You might be on to something with returning something other than void. In the course his students sometimes find ways to improve things and he agrees, so don't assume something like that is carved in stone. Perhaps one reason is other push_back functions in the STL return void.

[justinmeiners]

I think PR #40 is how I want to address these. Anything I missed?

[aharrison24]

I've come across cons before in Haskell, so that wasn't a completely new idea to me. I think a large part of my confusion here was that there are actually three separate APIs for interacting with list nodes in list_pool. I wasn't sure whether they really were completely separate, or whether it would be necessary to mix-and-match between them. I think some short code samples will help a lot with that.

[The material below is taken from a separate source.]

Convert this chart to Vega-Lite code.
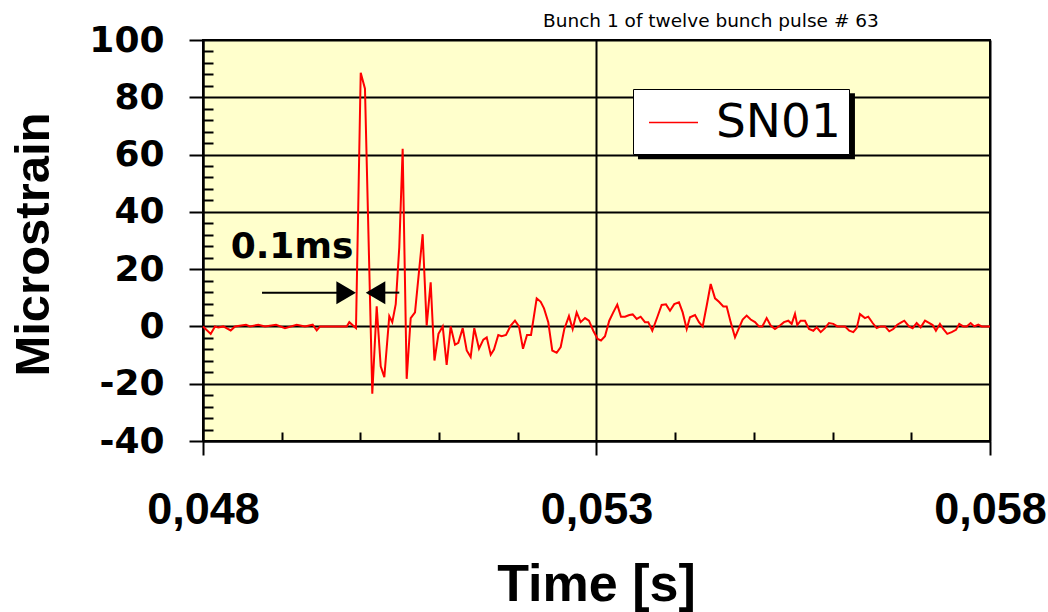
{
  "$schema": "https://vega.github.io/schema/vega-lite/v6.json",
  "width": 787,
  "height": 401,
  "autosize": {"type": "none"},
  "padding": {"left": 203, "top": 40, "right": 58, "bottom": 171},
  "background": "white",
  "config": {
    "view": {"fill": "#FFFFCC", "stroke": "black", "strokeWidth": 2},
    "font": "DejaVu Sans"
  },
  "title": {
    "text": "Bunch 1 of  twelve bunch pulse # 63",
    "anchor": "start",
    "frame": "group",
    "dx": 340,
    "offset": -23,
    "fontSize": 18.5,
    "fontWeight": "normal",
    "font": "DejaVu Sans",
    "color": "black",
    "baseline": "alphabetic"
  },
  "datasets": {
    "signal": [
      {"t": 0.048000, "v": 0}, {"t": 0.048098, "v": -2.6}, {"t": 0.048152, "v": 0}, {"t": 0.048194, "v": -0.4},
      {"t": 0.048258, "v": 0}, {"t": 0.048352, "v": -1.4}, {"t": 0.048407, "v": 0}, {"t": 0.048546, "v": 0.6},
      {"t": 0.048597, "v": 0}, {"t": 0.048703, "v": 0.6}, {"t": 0.048788, "v": 0}, {"t": 0.048928, "v": 0.6},
      {"t": 0.049042, "v": -0.6}, {"t": 0.049191, "v": 0.6}, {"t": 0.049296, "v": 0}, {"t": 0.049394, "v": 0.6},
      {"t": 0.049445, "v": -1.4}, {"t": 0.049487, "v": 0}, {"t": 0.049826, "v": 0}, {"t": 0.049859, "v": 1.5},
      {"t": 0.049944, "v": -0.6}, {"t": 0.050004, "v": 88.6}, {"t": 0.050058, "v": 83}, {"t": 0.050151, "v": -23.5},
      {"t": 0.050207, "v": 7}, {"t": 0.050258, "v": -13.9}, {"t": 0.050304, "v": -17.7}, {"t": 0.050367, "v": 3.6},
      {"t": 0.050405, "v": 1.5}, {"t": 0.050449, "v": 7.8}, {"t": 0.050494, "v": 27.6}, {"t": 0.050537, "v": 62},
      {"t": 0.050588, "v": -18.3}, {"t": 0.050639, "v": 2.9}, {"t": 0.050694, "v": 4.9}, {"t": 0.050791, "v": 32.2},
      {"t": 0.050842, "v": 0.3}, {"t": 0.050893, "v": 15.4}, {"t": 0.050941, "v": -11.9}, {"t": 0.050992, "v": -2.6},
      {"t": 0.051046, "v": 0}, {"t": 0.051096, "v": -13.4}, {"t": 0.051147, "v": 0}, {"t": 0.051202, "v": -6.4},
      {"t": 0.051244, "v": -5.7}, {"t": 0.051300, "v": -0.6}, {"t": 0.051351, "v": -8.4}, {"t": 0.051401, "v": -10.7},
      {"t": 0.051447, "v": -0.6}, {"t": 0.051507, "v": -7.8}, {"t": 0.051562, "v": -4.6}, {"t": 0.051605, "v": -3.8},
      {"t": 0.051656, "v": -9.9}, {"t": 0.051697, "v": -8.1}, {"t": 0.051752, "v": -3}, {"t": 0.051795, "v": -3.4},
      {"t": 0.051850, "v": -3}, {"t": 0.051910, "v": 0.3}, {"t": 0.051964, "v": 2}, {"t": 0.052015, "v": 0},
      {"t": 0.052066, "v": -7.8}, {"t": 0.052117, "v": -3}, {"t": 0.052168, "v": -3}, {"t": 0.052240, "v": 9.8},
      {"t": 0.052291, "v": 8.6}, {"t": 0.052333, "v": 6.3}, {"t": 0.052387, "v": 1.5}, {"t": 0.052438, "v": -8.4},
      {"t": 0.052494, "v": -9.2}, {"t": 0.052545, "v": -7.2}, {"t": 0.052591, "v": -0.9}, {"t": 0.052650, "v": 3.6},
      {"t": 0.052697, "v": -0.9}, {"t": 0.052748, "v": 4.9}, {"t": 0.052799, "v": 1.5}, {"t": 0.052854, "v": 2.9},
      {"t": 0.052904, "v": 2}, {"t": 0.052959, "v": -1.5}, {"t": 0.053015, "v": -4.4}, {"t": 0.053057, "v": -4.9},
      {"t": 0.053108, "v": -3.4}, {"t": 0.053162, "v": 2}, {"t": 0.053213, "v": 4.9}, {"t": 0.053264, "v": 7.6},
      {"t": 0.053311, "v": 3.4}, {"t": 0.053362, "v": 3.4}, {"t": 0.053417, "v": 4}, {"t": 0.053460, "v": 4.2},
      {"t": 0.053511, "v": 2.6}, {"t": 0.053561, "v": 3.4}, {"t": 0.053616, "v": 1.5}, {"t": 0.053658, "v": 1.5},
      {"t": 0.053709, "v": -1.5}, {"t": 0.053772, "v": 3.2}, {"t": 0.053828, "v": 7.5}, {"t": 0.053883, "v": 7.7},
      {"t": 0.053934, "v": 5.5}, {"t": 0.053988, "v": 7.8}, {"t": 0.054048, "v": 8.4}, {"t": 0.054095, "v": 4.9},
      {"t": 0.054146, "v": -0.9}, {"t": 0.054188, "v": 3.2}, {"t": 0.054252, "v": 4}, {"t": 0.054302, "v": 1.5},
      {"t": 0.054349, "v": 0}, {"t": 0.054400, "v": 7.2}, {"t": 0.054451, "v": 14.8}, {"t": 0.054506, "v": 9.8},
      {"t": 0.054556, "v": 8.6}, {"t": 0.054611, "v": 7}, {"t": 0.054654, "v": 7}, {"t": 0.054705, "v": 1.5},
      {"t": 0.054760, "v": -3.8}, {"t": 0.054814, "v": -0.3}, {"t": 0.054857, "v": 2.4}, {"t": 0.054908, "v": 3.8},
      {"t": 0.054959, "v": 2.4}, {"t": 0.055014, "v": 1.5}, {"t": 0.055064, "v": 0}, {"t": 0.055107, "v": 0},
      {"t": 0.055162, "v": 2.9}, {"t": 0.055213, "v": 0.3}, {"t": 0.055268, "v": -0.9}, {"t": 0.055331, "v": 0.3},
      {"t": 0.055382, "v": 1.5}, {"t": 0.055437, "v": 2}, {"t": 0.055480, "v": 0.9}, {"t": 0.055522, "v": 4.4},
      {"t": 0.055551, "v": 0.5}, {"t": 0.055594, "v": 2}, {"t": 0.055649, "v": 2}, {"t": 0.055700, "v": -0.9},
      {"t": 0.055755, "v": -1.5}, {"t": 0.055798, "v": -0.3}, {"t": 0.055849, "v": -2}, {"t": 0.055903, "v": -0.6},
      {"t": 0.055954, "v": 1.2}, {"t": 0.056009, "v": 0.9}, {"t": 0.056060, "v": 0}, {"t": 0.056158, "v": 0},
      {"t": 0.056212, "v": -1.5}, {"t": 0.056263, "v": -2}, {"t": 0.056306, "v": -0.6}, {"t": 0.056348, "v": 4.3},
      {"t": 0.056411, "v": 2.9}, {"t": 0.056453, "v": 3.4}, {"t": 0.056509, "v": 1.2}, {"t": 0.056560, "v": -0.6},
      {"t": 0.056611, "v": 0}, {"t": 0.056666, "v": 0}, {"t": 0.056720, "v": -1.7}, {"t": 0.056771, "v": -0.9},
      {"t": 0.056822, "v": 0.6}, {"t": 0.056878, "v": 1.5}, {"t": 0.056911, "v": 2}, {"t": 0.056970, "v": 0},
      {"t": 0.057017, "v": -0.6}, {"t": 0.057068, "v": 1.2}, {"t": 0.057119, "v": -0.3}, {"t": 0.057174, "v": 2},
      {"t": 0.057225, "v": 1.2}, {"t": 0.057272, "v": 0.5}, {"t": 0.057313, "v": -1.5}, {"t": 0.057364, "v": 0.9},
      {"t": 0.057406, "v": -0.9}, {"t": 0.057457, "v": -2.6}, {"t": 0.057513, "v": -2}, {"t": 0.057568, "v": -1.2},
      {"t": 0.057609, "v": 0.9}, {"t": 0.057660, "v": 0}, {"t": 0.057704, "v": 0}, {"t": 0.057754, "v": 1.2},
      {"t": 0.057800, "v": 0}, {"t": 0.057851, "v": 0.6}, {"t": 0.057894, "v": 0}, {"t": 0.058000, "v": 0}
    ],
    "arrows": [
      {"t1": 0.048750, "t2": 0.049819, "v": 11.8},
      {"t1": 0.050192, "t2": 0.050494, "v": 11.8}
    ],
    "heads": [
      {"t": 0.049819, "v": 11.8, "dir": "right"},
      {"t": 0.050192, "v": 11.8, "dir": "left"}
    ],
    "note": [
      {"t": 0.049131, "v": 27.7, "label": "0.1ms"}
    ],
    "shadow": [
      {"t1": 0.053527, "t2": 0.056284, "v1": 81.4, "v2": 58.4}
    ]
  },
  "layer": [
    {
      "data": {"name": "shadow"},
      "mark": {"type": "rect", "fill": "black"},
      "encoding": {
        "x": {"field": "t1", "type": "quantitative", "scale": {"domain": [0.048, 0.058], "nice": false, "zero": false}, "axis": null},
        "x2": {"field": "t2"},
        "y": {"field": "v1", "type": "quantitative", "scale": {"domain": [-40, 100], "nice": false}, "axis": null},
        "y2": {"field": "v2"}
      }
    },
    {
      "data": {"name": "signal"},
      "mark": {"type": "line", "strokeWidth": 2, "interpolate": "linear"},
      "encoding": {
        "x": {
          "field": "t", "type": "quantitative",
          "scale": {"domain": [0.048, 0.058], "nice": false, "zero": false},
          "axis": {
            "orient": "bottom",
            "values": [0.048, 0.053, 0.058],
            "labelExpr": "replace(format(datum.value, '.3f'), '.', ',')",
            "grid": true, "gridColor": "black", "gridWidth": 2, "gridOpacity": 1,
            "tickSize": 14, "tickWidth": 2, "tickColor": "black",
            "domainColor": "black", "domainWidth": 2,
            "labelFont": "Liberation Sans", "labelFontSize": 45, "labelFontWeight": "bold", "labelColor": "black",
            "labelBaseline": "alphabetic", "labelPadding": 68, "labelFlush": false, "labelOverlap": false,
            "title": "Time [s]", "titleFont": "Liberation Sans", "titleFontSize": 52, "titleFontWeight": "bold",
            "titleColor": "black", "titleX": 393, "titleY": 159, "titleBaseline": "alphabetic", "titleAlign": "center"
          }
        },
        "y": {
          "field": "v", "type": "quantitative",
          "scale": {"domain": [-40, 100], "nice": false},
          "axis": {
            "orient": "left",
            "values": [-40, -20, 0, 20, 40, 60, 80, 100],
            "labelExpr": "'' + datum.value",
            "grid": true, "gridColor": "black", "gridWidth": 2, "gridOpacity": 1,
            "tickSize": 14, "tickWidth": 2, "tickColor": "black",
            "domainColor": "black", "domainWidth": 2,
            "labelFont": "DejaVu Sans", "labelFontSize": 36, "labelFontWeight": "bold", "labelColor": "black",
            "labelPadding": 25, "labelBaseline": "middle", "labelFlush": false, "labelOverlap": false,
            "title": "Microstrain", "titleFont": "Liberation Sans", "titleFontSize": 49, "titleFontWeight": "bold",
            "titleColor": "black", "titleAngle": -90, "titleX": -155, "titleY": 204,
            "titleBaseline": "alphabetic", "titleAlign": "center"
          }
        },
        "color": {
          "datum": "SN01", "type": "nominal",
          "scale": {"range": ["#FF0000"]},
          "legend": {
            "orient": "none", "legendX": 430, "legendY": 49,
            "title": null,
            "fillColor": "white", "strokeColor": "black",
            "padding": 8,
            "symbolType": "stroke", "symbolSize": 2401, "symbolStrokeWidth": 1.5, "symbolOffset": 7,
            "labelOffset": 17, "labelFont": "DejaVu Sans", "labelFontSize": 47, "labelColor": "black", "labelLimit": 400
          }
        }
      }
    },
    {
      "data": {"name": "arrows"},
      "mark": {"type": "rule", "color": "black", "strokeWidth": 2},
      "encoding": {
        "x": {
          "field": "t1", "type": "quantitative",
          "scale": {"domain": [0.048, 0.058], "nice": false, "zero": false},
          "axis": {
            "orient": "bottom",
            "values": [0.049, 0.050, 0.051, 0.052, 0.054, 0.055, 0.056, 0.057],
            "tickSize": -9, "tickWidth": 2, "tickColor": "black",
            "labels": false, "domain": false, "grid": false, "title": null
          }
        },
        "x2": {"field": "t2"},
        "y": {
          "field": "v", "type": "quantitative",
          "scale": {"domain": [-40, 100], "nice": false},
          "axis": {
            "orient": "left",
            "values": [-36, -32, -28, -24, -16, -12, -8, -4, 4, 8, 12, 16, 24, 28, 32, 36, 44, 48, 52, 56, 64, 68, 72, 76, 84, 88, 92, 96],
            "tickSize": -10, "tickWidth": 2, "tickColor": "black",
            "labels": false, "domain": false, "grid": false, "title": null
          }
        }
      }
    },
    {
      "data": {"name": "heads"},
      "mark": {"type": "point", "filled": true, "color": "black", "opacity": 1, "size": 529, "strokeWidth": 0},
      "encoding": {
        "x": {"field": "t", "type": "quantitative", "scale": {"domain": [0.048, 0.058], "nice": false, "zero": false}, "axis": null},
        "y": {"field": "v", "type": "quantitative", "scale": {"domain": [-40, 100], "nice": false}, "axis": null},
        "shape": {
          "field": "dir", "type": "nominal",
          "scale": {"domain": ["right", "left"], "range": ["M-0.85,-1L0.85,0L-0.85,1Z", "M0.85,-1L-0.85,0L0.85,1Z"]},
          "legend": null
        }
      }
    },
    {
      "data": {"name": "note"},
      "mark": {"type": "text", "font": "DejaVu Sans", "fontSize": 36, "fontWeight": "bold", "color": "black", "align": "center", "baseline": "middle"},
      "encoding": {
        "x": {"field": "t", "type": "quantitative", "scale": {"domain": [0.048, 0.058], "nice": false, "zero": false}, "axis": null},
        "y": {"field": "v", "type": "quantitative", "scale": {"domain": [-40, 100], "nice": false}, "axis": null},
        "text": {"field": "label"}
      }
    }
  ],
  "resolve": {"axis": {"x": "independent", "y": "independent"}}
}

Thanks for trying to address my vaguely specified set of discomforts with the text. I'll go and have a look at the PR.

[justinmeiners]

I actually realized I couldn't find push_back, etc for iterators anywhere in the text. I'm going to do some more careful grepping, but it's very possible that is added much later, or outside the class. Either way, I think I need to modify test_list_pool_iterator.cpp.

[aharrison24]

Good point. I had meant to say something about the exercise at the bottom of chapter 9. It's a pretty loose description of what the reader needs to do. I think at the very least it ought to name the member functions that need to be implemented, to narrow the scope of possibilities a bit.

But yeah, a section about the Linked Iterator concept would probably be helpful. Perhaps it's better not done as an exercise, as it's a slightly non-obvious use for an iterator (as we've discussed elsewhere)?